§ SUPPLIED MATERIAL
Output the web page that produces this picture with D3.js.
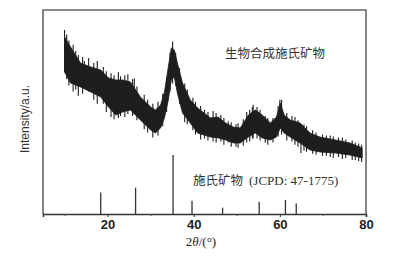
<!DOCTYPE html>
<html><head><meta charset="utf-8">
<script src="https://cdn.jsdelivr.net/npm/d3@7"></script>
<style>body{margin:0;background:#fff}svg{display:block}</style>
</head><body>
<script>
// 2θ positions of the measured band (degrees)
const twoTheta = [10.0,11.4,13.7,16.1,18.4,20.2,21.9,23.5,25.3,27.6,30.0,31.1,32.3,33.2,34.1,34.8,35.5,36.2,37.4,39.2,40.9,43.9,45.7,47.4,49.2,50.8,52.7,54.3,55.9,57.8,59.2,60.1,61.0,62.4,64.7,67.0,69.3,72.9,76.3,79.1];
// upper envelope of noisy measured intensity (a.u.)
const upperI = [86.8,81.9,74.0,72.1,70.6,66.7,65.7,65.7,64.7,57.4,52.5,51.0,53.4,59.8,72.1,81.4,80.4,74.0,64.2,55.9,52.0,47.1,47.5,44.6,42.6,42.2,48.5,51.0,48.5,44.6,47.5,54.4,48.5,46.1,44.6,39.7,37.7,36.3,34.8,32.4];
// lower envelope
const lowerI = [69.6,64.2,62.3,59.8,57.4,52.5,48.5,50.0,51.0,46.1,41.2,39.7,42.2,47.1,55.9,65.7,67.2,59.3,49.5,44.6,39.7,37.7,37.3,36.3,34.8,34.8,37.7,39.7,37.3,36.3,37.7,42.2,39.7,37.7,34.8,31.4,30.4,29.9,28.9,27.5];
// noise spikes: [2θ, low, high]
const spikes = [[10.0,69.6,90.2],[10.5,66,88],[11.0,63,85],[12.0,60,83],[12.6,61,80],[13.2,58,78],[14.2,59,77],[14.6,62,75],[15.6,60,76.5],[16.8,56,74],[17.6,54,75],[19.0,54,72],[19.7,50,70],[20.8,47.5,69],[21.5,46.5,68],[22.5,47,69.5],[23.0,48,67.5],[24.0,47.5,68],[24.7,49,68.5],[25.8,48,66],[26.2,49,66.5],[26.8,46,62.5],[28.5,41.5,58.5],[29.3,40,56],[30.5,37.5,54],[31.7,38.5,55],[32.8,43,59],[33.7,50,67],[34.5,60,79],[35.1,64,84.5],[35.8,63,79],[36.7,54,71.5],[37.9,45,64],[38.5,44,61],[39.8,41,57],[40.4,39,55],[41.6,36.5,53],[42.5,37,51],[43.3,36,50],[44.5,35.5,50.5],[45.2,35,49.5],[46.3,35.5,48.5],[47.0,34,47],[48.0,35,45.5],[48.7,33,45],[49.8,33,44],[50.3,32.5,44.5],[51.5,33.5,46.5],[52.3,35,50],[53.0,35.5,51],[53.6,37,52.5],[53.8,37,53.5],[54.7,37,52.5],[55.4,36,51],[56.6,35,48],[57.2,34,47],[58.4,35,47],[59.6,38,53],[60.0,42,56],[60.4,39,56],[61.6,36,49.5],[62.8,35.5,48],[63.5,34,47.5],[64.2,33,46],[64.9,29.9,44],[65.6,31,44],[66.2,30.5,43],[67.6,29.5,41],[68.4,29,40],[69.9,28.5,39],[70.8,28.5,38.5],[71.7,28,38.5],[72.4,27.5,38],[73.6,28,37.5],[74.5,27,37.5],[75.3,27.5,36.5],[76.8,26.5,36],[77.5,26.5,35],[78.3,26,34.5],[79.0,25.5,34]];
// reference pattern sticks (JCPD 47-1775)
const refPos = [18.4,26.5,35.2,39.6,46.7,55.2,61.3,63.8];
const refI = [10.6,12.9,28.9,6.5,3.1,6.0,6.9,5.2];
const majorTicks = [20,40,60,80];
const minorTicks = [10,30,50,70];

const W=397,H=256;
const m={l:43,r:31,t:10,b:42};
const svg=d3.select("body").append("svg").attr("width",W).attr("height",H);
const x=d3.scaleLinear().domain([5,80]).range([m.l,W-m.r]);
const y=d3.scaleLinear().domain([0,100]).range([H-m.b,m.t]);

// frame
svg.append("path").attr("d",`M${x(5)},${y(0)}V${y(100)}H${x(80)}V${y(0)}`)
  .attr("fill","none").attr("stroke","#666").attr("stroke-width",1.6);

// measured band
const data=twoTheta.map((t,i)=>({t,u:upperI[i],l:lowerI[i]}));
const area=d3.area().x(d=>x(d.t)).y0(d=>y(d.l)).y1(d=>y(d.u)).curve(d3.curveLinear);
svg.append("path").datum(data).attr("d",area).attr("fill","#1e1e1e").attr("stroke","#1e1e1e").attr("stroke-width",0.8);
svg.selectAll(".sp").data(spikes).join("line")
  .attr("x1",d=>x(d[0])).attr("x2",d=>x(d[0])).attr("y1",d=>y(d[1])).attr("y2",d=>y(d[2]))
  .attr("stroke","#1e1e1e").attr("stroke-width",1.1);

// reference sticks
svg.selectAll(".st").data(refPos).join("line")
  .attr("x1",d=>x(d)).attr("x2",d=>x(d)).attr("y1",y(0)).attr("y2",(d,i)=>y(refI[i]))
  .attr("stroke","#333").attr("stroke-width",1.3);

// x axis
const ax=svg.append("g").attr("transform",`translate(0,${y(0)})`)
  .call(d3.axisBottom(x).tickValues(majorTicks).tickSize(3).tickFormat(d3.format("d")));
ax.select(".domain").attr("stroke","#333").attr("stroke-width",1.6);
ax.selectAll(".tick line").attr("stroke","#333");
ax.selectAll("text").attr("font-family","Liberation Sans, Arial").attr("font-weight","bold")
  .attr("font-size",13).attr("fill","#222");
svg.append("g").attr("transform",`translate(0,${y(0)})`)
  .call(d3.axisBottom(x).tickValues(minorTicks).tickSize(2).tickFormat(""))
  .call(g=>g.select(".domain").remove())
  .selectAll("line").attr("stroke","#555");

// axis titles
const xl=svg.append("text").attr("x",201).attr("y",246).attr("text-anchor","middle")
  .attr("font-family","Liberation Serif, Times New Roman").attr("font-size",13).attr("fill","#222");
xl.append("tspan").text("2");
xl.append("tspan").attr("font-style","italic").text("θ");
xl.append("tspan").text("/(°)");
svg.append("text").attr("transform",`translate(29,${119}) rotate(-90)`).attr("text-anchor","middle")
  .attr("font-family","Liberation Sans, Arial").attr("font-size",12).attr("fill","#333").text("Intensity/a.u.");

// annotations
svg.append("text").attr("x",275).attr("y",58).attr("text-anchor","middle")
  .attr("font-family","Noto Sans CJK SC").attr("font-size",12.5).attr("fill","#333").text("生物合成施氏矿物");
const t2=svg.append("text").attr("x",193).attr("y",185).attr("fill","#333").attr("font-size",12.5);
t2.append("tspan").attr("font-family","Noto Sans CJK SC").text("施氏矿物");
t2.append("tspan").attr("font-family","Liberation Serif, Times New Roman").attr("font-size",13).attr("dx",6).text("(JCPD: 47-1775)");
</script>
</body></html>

§ SHORT TASK
Images should not appear in the copy; retype the listing above exactly.

§ THE SOLUTION
Output the web page that produces this picture with D3.js.
<!DOCTYPE html>
<html><head><meta charset="utf-8">
<script src="https://cdn.jsdelivr.net/npm/d3@7"></script>
<style>body{margin:0;background:#fff}svg{display:block}</style>
</head><body>
<script>
// 2θ positions of the measured band (degrees)
const twoTheta = [10.0,11.4,13.7,16.1,18.4,20.2,21.9,23.5,25.3,27.6,30.0,31.1,32.3,33.2,34.1,34.8,35.5,36.2,37.4,39.2,40.9,43.9,45.7,47.4,49.2,50.8,52.7,54.3,55.9,57.8,59.2,60.1,61.0,62.4,64.7,67.0,69.3,72.9,76.3,79.1];
// upper envelope of noisy measured intensity (a.u.)
const upperI = [86.8,81.9,74.0,72.1,70.6,66.7,65.7,65.7,64.7,57.4,52.5,51.0,53.4,59.8,72.1,81.4,80.4,74.0,64.2,55.9,52.0,47.1,47.5,44.6,42.6,42.2,48.5,51.0,48.5,44.6,47.5,54.4,48.5,46.1,44.6,39.7,37.7,36.3,34.8,32.4];
// lower envelope
const lowerI = [69.6,64.2,62.3,59.8,57.4,52.5,48.5,50.0,51.0,46.1,41.2,39.7,42.2,47.1,55.9,65.7,67.2,59.3,49.5,44.6,39.7,37.7,37.3,36.3,34.8,34.8,37.7,39.7,37.3,36.3,37.7,42.2,39.7,37.7,34.8,31.4,30.4,29.9,28.9,27.5];
// noise spikes: [2θ, low, high]
const spikes = [[10.0,69.6,90.2],[10.5,66,88],[11.0,63,85],[12.0,60,83],[12.6,61,80],[13.2,58,78],[14.2,59,77],[14.6,62,75],[15.6,60,76.5],[16.8,56,74],[17.6,54,75],[19.0,54,72],[19.7,50,70],[20.8,47.5,69],[21.5,46.5,68],[22.5,47,69.5],[23.0,48,67.5],[24.0,47.5,68],[24.7,49,68.5],[25.8,48,66],[26.2,49,66.5],[26.8,46,62.5],[28.5,41.5,58.5],[29.3,40,56],[30.5,37.5,54],[31.7,38.5,55],[32.8,43,59],[33.7,50,67],[34.5,60,79],[35.1,64,84.5],[35.8,63,79],[36.7,54,71.5],[37.9,45,64],[38.5,44,61],[39.8,41,57],[40.4,39,55],[41.6,36.5,53],[42.5,37,51],[43.3,36,50],[44.5,35.5,50.5],[45.2,35,49.5],[46.3,35.5,48.5],[47.0,34,47],[48.0,35,45.5],[48.7,33,45],[49.8,33,44],[50.3,32.5,44.5],[51.5,33.5,46.5],[52.3,35,50],[53.0,35.5,51],[53.6,37,52.5],[53.8,37,53.5],[54.7,37,52.5],[55.4,36,51],[56.6,35,48],[57.2,34,47],[58.4,35,47],[59.6,38,53],[60.0,42,56],[60.4,39,56],[61.6,36,49.5],[62.8,35.5,48],[63.5,34,47.5],[64.2,33,46],[64.9,29.9,44],[65.6,31,44],[66.2,30.5,43],[67.6,29.5,41],[68.4,29,40],[69.9,28.5,39],[70.8,28.5,38.5],[71.7,28,38.5],[72.4,27.5,38],[73.6,28,37.5],[74.5,27,37.5],[75.3,27.5,36.5],[76.8,26.5,36],[77.5,26.5,35],[78.3,26,34.5],[79.0,25.5,34]];
// reference pattern sticks (JCPD 47-1775)
const refPos = [18.4,26.5,35.2,39.6,46.7,55.2,61.3,63.8];
const refI = [10.6,12.9,28.9,6.5,3.1,6.0,6.9,5.2];
const majorTicks = [20,40,60,80];
const minorTicks = [10,30,50,70];

const W=397,H=256;
const m={l:43,r:31,t:10,b:42};
const svg=d3.select("body").append("svg").attr("width",W).attr("height",H);
const x=d3.scaleLinear().domain([5,80]).range([m.l,W-m.r]);
const y=d3.scaleLinear().domain([0,100]).range([H-m.b,m.t]);

// frame
svg.append("path").attr("d",`M${x(5)},${y(0)}V${y(100)}H${x(80)}V${y(0)}`)
  .attr("fill","none").attr("stroke","#666").attr("stroke-width",1.6);

// measured band
const data=twoTheta.map((t,i)=>({t,u:upperI[i],l:lowerI[i]}));
const area=d3.area().x(d=>x(d.t)).y0(d=>y(d.l)).y1(d=>y(d.u)).curve(d3.curveLinear);
svg.append("path").datum(data).attr("d",area).attr("fill","#1e1e1e").attr("stroke","#1e1e1e").attr("stroke-width",0.8);
svg.selectAll(".sp").data(spikes).join("line")
  .attr("x1",d=>x(d[0])).attr("x2",d=>x(d[0])).attr("y1",d=>y(d[1])).attr("y2",d=>y(d[2]))
  .attr("stroke","#1e1e1e").attr("stroke-width",1.1);

// reference sticks
svg.selectAll(".st").data(refPos).join("line")
  .attr("x1",d=>x(d)).attr("x2",d=>x(d)).attr("y1",y(0)).attr("y2",(d,i)=>y(refI[i]))
  .attr("stroke","#333").attr("stroke-width",1.3);

// x axis
const ax=svg.append("g").attr("transform",`translate(0,${y(0)})`)
  .call(d3.axisBottom(x).tickValues(majorTicks).tickSize(3).tickFormat(d3.format("d")));
ax.select(".domain").attr("stroke","#333").attr("stroke-width",1.6);
ax.selectAll(".tick line").attr("stroke","#333");
ax.selectAll("text").attr("font-family","Liberation Sans, Arial").attr("font-weight","bold")
  .attr("font-size",13).attr("fill","#222");
svg.append("g").attr("transform",`translate(0,${y(0)})`)
  .call(d3.axisBottom(x).tickValues(minorTicks).tickSize(2).tickFormat(""))
  .call(g=>g.select(".domain").remove())
  .selectAll("line").attr("stroke","#555");

// axis titles
const xl=svg.append("text").attr("x",201).attr("y",246).attr("text-anchor","middle")
  .attr("font-family","Liberation Serif, Times New Roman").attr("font-size",13).attr("fill","#222");
xl.append("tspan").text("2");
xl.append("tspan").attr("font-style","italic").text("θ");
xl.append("tspan").text("/(°)");
svg.append("text").attr("transform",`translate(29,${119}) rotate(-90)`).attr("text-anchor","middle")
  .attr("font-family","Liberation Sans, Arial").attr("font-size",12).attr("fill","#333").text("Intensity/a.u.");

// annotations
svg.append("text").attr("x",275).attr("y",58).attr("text-anchor","middle")
  .attr("font-family","Noto Sans CJK SC").attr("font-size",12.5).attr("fill","#333").text("生物合成施氏矿物");
const t2=svg.append("text").attr("x",193).attr("y",185).attr("fill","#333").attr("font-size",12.5);
t2.append("tspan").attr("font-family","Noto Sans CJK SC").text("施氏矿物");
t2.append("tspan").attr("font-family","Liberation Serif, Times New Roman").attr("font-size",13).attr("dx",6).text("(JCPD: 47-1775)");
</script>
</body></html>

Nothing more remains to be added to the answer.